Inflation is on the rise! Or is it? We often hear of the difference between core inflation and headline inflation, but we also have a number of different measures of inflation. The consumer price index inflation (CPI), the producer price index (PPI), and the personal consumption expenditure index (PCE) are all used to measure inflation. Which one does the Fed focus on and why? Are the other inflation measures useful or just noise? For example, the PCE index showed 1.6% inflation for the year ending August 2011.

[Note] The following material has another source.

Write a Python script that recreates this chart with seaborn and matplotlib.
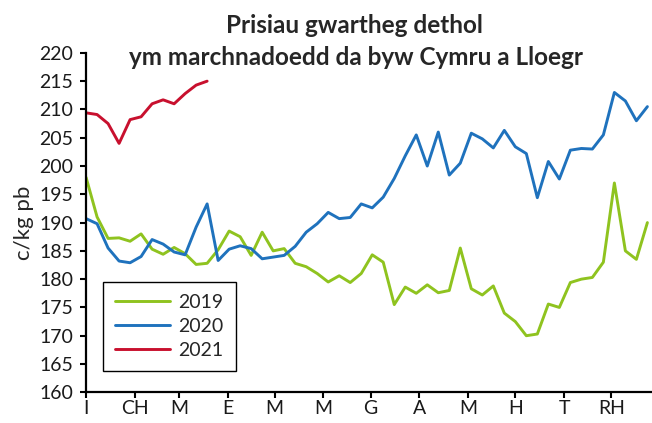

Minneapolis Fed President Narayana Kocherlakota recently questioned whether or not the FOMC’s inflation target was on the rise. Worries about unhinging inflation expectations are not new. As far back as February 2009 (and probably further) some economists were predicting that inflation expectations were on the rise (it is also interesting to note the unemployment and growth projections out of the FOMC back in October 2008… Lehman month). Others (such as Goldman Sachs economists) are questioning whether the Fed should even consider targeting inflation, but rather look at nominal GDP targeting instead.
Questions to consider:
- What should the Fed target? CPI? PCE? PPI? Core? Headline? Hemline? What are the advantages of each? (The hemline is a joke… but there is such a thing called the hemline indicator)
- What would the Fed do today if they were targeting nominal GDP instead. What would this imply? Do you think the Fed could achieve that goal? What might stand in the Fed’s way?